== Exercise brief ==
In the material below, list every line carrying the string "matplotlib".

# Start of Extracted information

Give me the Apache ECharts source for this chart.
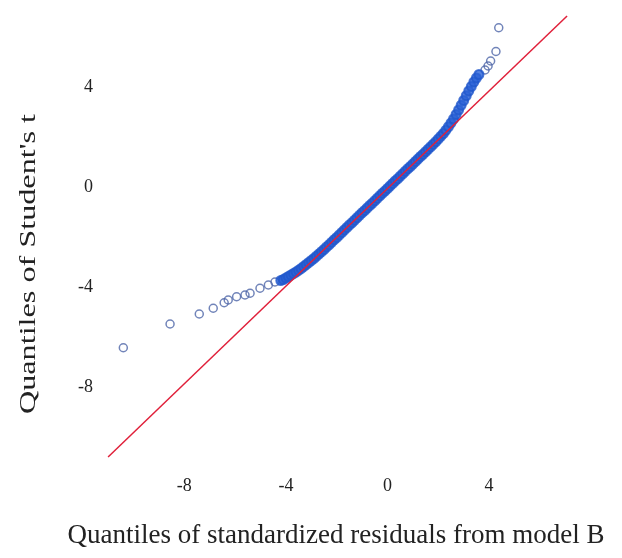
<!DOCTYPE html>
<html>
<head>
<meta charset="utf-8">
<script src="https://cdn.jsdelivr.net/npm/echarts@6/dist/echarts.min.js"></script>
<style>
  html, body { margin: 0; padding: 0; background: #fff; }
  #main { width: 622px; height: 558px; }
</style>
</head>
<body>
<div id="main"></div>
<script>
// tick labels on both axes
const xTicks = [-8, -4, 0, 4];
const yTicks = [-8, -4, 0, 4];

// sparse points in the lower tail  [residual quantile, t quantile]
const lowerTail = [
  [-10.40, -6.43], [-8.56, -5.48], [-7.41, -5.08], [-6.86, -4.85],
  [-6.43, -4.63], [-6.27, -4.52], [-5.94, -4.39], [-5.61, -4.32],
  [-5.41, -4.25], [-5.02, -4.05], [-4.69, -3.92], [-4.43, -3.80]
];

// dense band of points along the middle
const band = [
  [-4.2, -3.74], [-4.1, -3.70], [-4.0, -3.64], [-3.9, -3.58], [-3.8, -3.52],
  [-3.7, -3.46], [-3.6, -3.40], [-3.5, -3.33], [-3.4, -3.26], [-3.3, -3.18],
  [-3.2, -3.10], [-3.1, -3.02], [-3.0, -2.94], [-2.9, -2.86], [-2.8, -2.77],
  [-2.7, -2.68], [-2.6, -2.59], [-2.5, -2.50], [-2.4, -2.40], [-2.3, -2.31],
  [-2.2, -2.21], [-2.1, -2.11], [-2.0, -2.02], [-1.9, -1.92], [-1.8, -1.82],
  [-1.7, -1.72], [-1.6, -1.62], [-1.5, -1.52], [-1.4, -1.43], [-1.3, -1.33],
  [-1.2, -1.23], [-1.1, -1.13], [-1.0, -1.03], [-0.9, -0.94], [-0.8, -0.84],
  [-0.7, -0.74], [-0.6, -0.65], [-0.5, -0.55], [-0.4, -0.45], [-0.3, -0.35],
  [-0.2, -0.25], [-0.1, -0.16], [0.0, -0.06], [0.1, 0.04], [0.2, 0.14],
  [0.3, 0.24], [0.4, 0.33], [0.5, 0.43], [0.6, 0.53], [0.7, 0.63],
  [0.8, 0.73], [0.9, 0.82], [1.0, 0.92], [1.1, 1.02], [1.2, 1.12],
  [1.3, 1.22], [1.4, 1.31], [1.5, 1.41], [1.6, 1.51], [1.7, 1.61],
  [1.8, 1.71], [1.9, 1.81], [2.0, 1.92], [2.1, 2.03], [2.2, 2.14],
  [2.3, 2.27], [2.4, 2.41], [2.5, 2.56], [2.6, 2.72], [2.7, 2.90],
  [2.8, 3.08], [2.9, 3.27], [3.0, 3.46], [3.1, 3.65], [3.2, 3.84],
  [3.3, 4.02], [3.4, 4.20], [3.5, 4.36], [3.6, 4.50]
];

// sparse points in the upper tail
const upperTail = [
  [3.84, 4.68], [3.96, 4.84], [4.06, 5.04], [4.27, 5.42], [4.38, 6.37]
];

// reference line end points
const refLine = [[-11.0, -10.80], [7.07, 6.84]];

const xTitle = "Quantiles of standardized residuals from model B";
const yTitle = "Quantiles of Student's t";

const chart = echarts.init(document.getElementById("main"));

const font = "'Liberation Serif', 'DejaVu Serif', serif";

const option = {
  backgroundColor: "#fff",
  animation: false,
  grid: { left: 103, right: 44, top: 12, height: 450 },
  xAxis: {
    type: "value",
    min: -11.2,
    max: 7.5,
    axisLine: { show: false },
    axisTick: { show: false },
    splitLine: { show: false },
    axisLabel: {
      customValues: xTicks,
      margin: 15,
      color: "#222",
      fontFamily: font,
      fontSize: 18
    }
  },
  yAxis: {
    type: "value",
    min: -11,
    max: 7,
    axisLine: { show: false },
    axisTick: { show: false },
    splitLine: { show: false },
    axisLabel: {
      customValues: yTicks,
      margin: 10,
      color: "#222",
      fontFamily: font,
      fontSize: 18
    }
  },
  graphic: [
    {
      type: "text",
      x: 336, y: 536,
      style: {
        text: xTitle, fill: "#222", font: "27px " + font,
        textAlign: "center", textVerticalAlign: "middle"
      }
    },
    {
      type: "text",
      x: 29, y: 264,
      rotation: Math.PI / 2,
      scaleX: 1.4,
      style: {
        text: yTitle, fill: "#222", font: "23px " + font,
        textAlign: "center", textVerticalAlign: "middle"
      }
    }
  ],
  series: [
    {
      type: "scatter",
      data: lowerTail.concat(upperTail),
      symbol: "circle",
      symbolSize: 8,
      itemStyle: { color: "transparent", borderColor: "#4d65a8", borderWidth: 1.5 }
    },
    {
      type: "scatter",
      data: band,
      symbol: "circle",
      symbolSize: 9,
      itemStyle: { color: "#2a62d6", borderColor: "#2058cc", borderWidth: 2 }
    },
    {
      type: "line",
      data: refLine,
      symbol: "none",
      lineStyle: { color: "#e0203a", width: 1.5 },
      z: 5
    }
  ]
};

chart.setOption(option);
</script>
</body>
</html>
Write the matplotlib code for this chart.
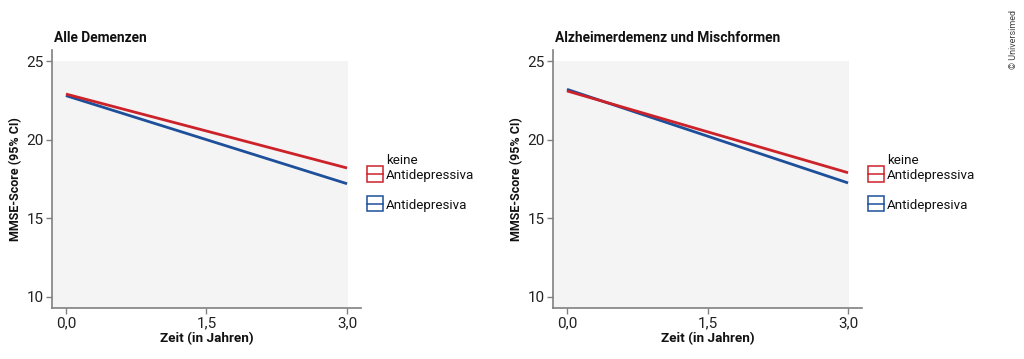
import matplotlib
matplotlib.use("Agg")
import matplotlib.pyplot as plt
from matplotlib.patches import Rectangle
from matplotlib.lines import Line2D

plt.rcParams['font.family'] = ['Roboto', 'DejaVu Sans']

years = [0.0, 3.0]
titles = ["Alle Demenzen", "Alzheimerdemenz und Mischformen"]
keine_ad = [[22.9, 18.2], [23.1, 17.9]]
mit_ad = [[22.8, 17.2], [23.2, 17.25]]
xticks = [0.0, 1.5, 3.0]
xticklabels = ["0,0", "1,5", "3,0"]
yticks = [10, 15, 20, 25]
legend_labels = ["keine\nAntidepressiva", "Antidepresiva"]

RED = "#cc2229"
BLUE = "#1d4f9a"
BG = "#f4f4f4"
SPINE = "#808080"

fig = plt.figure(figsize=(10.24, 3.59), dpi=100)
W, H = 1024, 359
lefts = [52, 553]
for i in range(2):
    l = lefts[i]
    ax = fig.add_axes([l / W, 1 - 308 / H, 309 / W, 258 / H])
    ax.set_xlim(-0.149, 3.149)
    ax.set_ylim(9.30, 25.70)
    ax.set_facecolor("white")
    ax.add_patch(Rectangle((-0.149, 9.30), 3.01 + 0.149, 25 - 9.30,
                           facecolor=BG, edgecolor="none", zorder=0))
    ax.plot(years, keine_ad[i], color=RED, lw=2, solid_capstyle="butt", zorder=3)
    ax.plot(years, mit_ad[i], color=BLUE, lw=2, solid_capstyle="butt", zorder=2)
    for s in ["top", "right"]:
        ax.spines[s].set_visible(False)
    for s in ["left", "bottom"]:
        ax.spines[s].set_color(SPINE)
        ax.spines[s].set_linewidth(1.2)
    ax.set_xticks(xticks)
    ax.set_xticklabels(xticklabels)
    ax.set_yticks(yticks)
    ax.tick_params(axis="both", colors=SPINE, labelcolor="#222222",
                   labelsize=11, length=4, width=1, pad=2)
    ax.set_xlabel("Zeit (in Jahren)", fontsize=9.7, fontweight="bold",
                  color="#111111", labelpad=1)
    ax.set_ylabel("MMSE-Score (95% CI)", fontsize=9.0, fontweight="bold",
                  color="#111111", labelpad=3)
    ax.set_title(titles[i], loc="left", fontsize=9.9, fontweight="bold",
                 color="#111111", x=0.005, pad=6)

    # legend (manual)
    def ax_x(px):
        return (px - l) / 309
    def ax_y(py):
        return (308 - py) / 258
    for (col, y0, y1, ty, lab) in [(RED, 166, 182, 168, legend_labels[0]),
                                   (BLUE, 196, 211, 205, legend_labels[1])]:
        bx0 = l + 315
        ax.add_patch(Rectangle((ax_x(bx0), ax_y(y1)), 16 / 309, (y1 - y0) / 258,
                               transform=ax.transAxes, facecolor="none",
                               edgecolor=col, lw=1.1, clip_on=False))
        ax.add_line(Line2D([ax_x(bx0), ax_x(bx0 + 16)],
                           [ax_y((y0 + y1) / 2)] * 2, transform=ax.transAxes,
                           color=col, lw=1.1, clip_on=False))
        ax.text(ax_x(bx0 + 19), ax_y(ty), lab, transform=ax.transAxes,
                fontsize=9.6, color="#111111", va="center", ha="left",
                linespacing=1.2)

fig.text(1013 / W, 1 - 10 / H, "© Universimed", rotation=90, fontsize=6.5,
         color="#444444", ha="center", va="top")

fig.savefig("out.png", dpi=100)
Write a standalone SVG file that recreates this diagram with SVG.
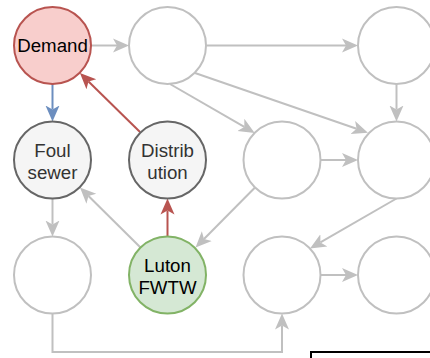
<svg xmlns="http://www.w3.org/2000/svg" width="430" height="358" viewBox="0 0 430 358">
  <style>
    .node { stroke-width: 2; }
    .empty { fill: #ffffff; stroke: #c0c0c0; }
    .grey { fill: #f5f5f5; stroke: #666666; }
    .red { fill: #f8cecc; stroke: #b85450; }
    .green { fill: #d5e8d4; stroke: #82b366; }
    .label { font-family: "Liberation Sans", Arial, Helvetica, sans-serif; font-size: 18.7px; text-anchor: middle; }
    .dark { fill: #333333; }
    .black { fill: #000000; }
    .edge { fill: none; stroke-width: 2; }
    .e-grey { stroke: #c0c0c0; }
    .e-red { stroke: #b85450; }
    .e-blue { stroke: #6c8ebf; }
  </style>
  <defs>
    <marker id="arrow-grey" markerUnits="userSpaceOnUse" markerWidth="20" markerHeight="20" viewBox="0 -10 20 20" refX="4" refY="0" orient="auto">
      <path d="M0,-7 L16,0 L0,7 L4,0 Z" fill="#c0c0c0"/>
    </marker>
    <marker id="arrow-red" markerUnits="userSpaceOnUse" markerWidth="20" markerHeight="20" viewBox="0 -10 20 20" refX="4" refY="0" orient="auto">
      <path d="M0,-7 L16,0 L0,7 L4,0 Z" fill="#b85450"/>
    </marker>
    <marker id="arrow-blue" markerUnits="userSpaceOnUse" markerWidth="20" markerHeight="20" viewBox="0 -10 20 20" refX="4" refY="0" orient="auto">
      <path d="M0,-7 L16,0 L0,7 L4,0 Z" fill="#6c8ebf"/>
    </marker>
  </defs>

  <!-- connectors -->
  <g id="connectors">
    <path class="edge e-grey" d="M91,45.5 L117,45.5" marker-end="url(#arrow-grey)"/>
    <path class="edge e-grey" d="M206.5,45.5 L346,45.5" marker-end="url(#arrow-grey)"/>
    <path class="edge e-grey" d="M396.5,84 L396.5,109.5" marker-end="url(#arrow-grey)"/>
    <path class="edge e-grey" d="M170,84 L244.3,126.9" marker-end="url(#arrow-grey)"/>
    <path class="edge e-grey" d="M195,73 L356.6,128.8" marker-end="url(#arrow-grey)"/>
    <path class="edge e-grey" d="M320.5,160 L346,160" marker-end="url(#arrow-grey)"/>
    <path class="edge e-grey" d="M255,187.5 L204,239" marker-end="url(#arrow-grey)"/>
    <path class="edge e-grey" d="M396.5,198.5 L320.4,242.4" marker-end="url(#arrow-grey)"/>
    <path class="edge e-grey" d="M320.5,275 L346,275" marker-end="url(#arrow-grey)"/>
    <path class="edge e-grey" d="M52.5,198.5 L52.5,224.5" marker-end="url(#arrow-grey)"/>
    <path class="edge e-grey" d="M52.5,313.5 L52.5,352 L282,352 L282,325.5" marker-end="url(#arrow-grey)"/>
    <path class="edge e-grey" d="M140.5,247.5 L88.5,196" marker-end="url(#arrow-grey)"/>
    <path class="edge e-red" d="M167.5,236.5 L167.5,210.5" marker-end="url(#arrow-red)"/>
    <path class="edge e-red" d="M140,132 L88.5,81.5" marker-end="url(#arrow-red)"/>
    <path class="edge e-blue" d="M52.5,84 L52.5,109.5" marker-end="url(#arrow-blue)"/>
  </g>

  <!-- row 1 -->
  <g id="demand">
    <circle class="node red" cx="52.5" cy="45.5" r="38.5"/>
    <text class="label black" x="52.5" y="52.2">Demand</text>
  </g>
  <g id="node-r1c2">
    <circle class="node empty" cx="167.5" cy="45.5" r="38.5"/>
  </g>
  <g id="node-r1c4">
    <circle class="node empty" cx="396.5" cy="45.5" r="38.5"/>
  </g>

  <!-- row 2 -->
  <g id="foul-sewer">
    <circle class="node grey" cx="52.5" cy="160" r="38.5"/>
    <text class="label dark" x="52.5" y="157">Foul</text>
    <text class="label dark" x="52.5" y="178.5">sewer</text>
  </g>
  <g id="distribution">
    <circle class="node grey" cx="167.5" cy="160" r="38.5"/>
    <text class="label dark" x="167.5" y="157">Distrib</text>
    <text class="label dark" x="167.5" y="178.5">ution</text>
  </g>
  <g id="node-r2c3">
    <circle class="node empty" cx="282" cy="160" r="38.5"/>
  </g>
  <g id="node-r2c4">
    <circle class="node empty" cx="396.5" cy="160" r="38.5"/>
  </g>

  <!-- row 3 -->
  <g id="node-r3c1">
    <circle class="node empty" cx="52.5" cy="275" r="38.5"/>
  </g>
  <g id="luton-fwtw">
    <circle class="node green" cx="167.5" cy="275" r="38.5"/>
    <text class="label black" x="167.5" y="272">Luton</text>
    <text class="label black" x="167.5" y="293.5">FWTW</text>
  </g>
  <g id="node-r3c3">
    <circle class="node empty" cx="282" cy="275" r="38.5"/>
  </g>
  <g id="node-r3c4">
    <circle class="node empty" cx="396.5" cy="275" r="38.5"/>
  </g>

  <!-- box at lower right edge -->
  <g id="box">
    <rect x="311" y="352" width="130" height="20" fill="#ffffff" stroke="#000000" stroke-width="2"/>
  </g>
</svg>
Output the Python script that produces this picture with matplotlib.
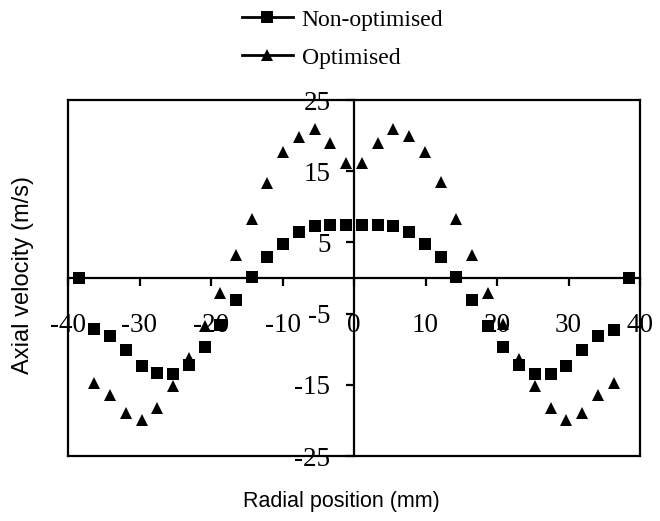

# End of Extracted information

== Final result ==
Write the matplotlib code for this chart.
import matplotlib
matplotlib.use("Agg")
import matplotlib.pyplot as plt
from matplotlib.patches import Rectangle
from matplotlib.lines import Line2D
Output the Python script that produces this picture with matplotlib.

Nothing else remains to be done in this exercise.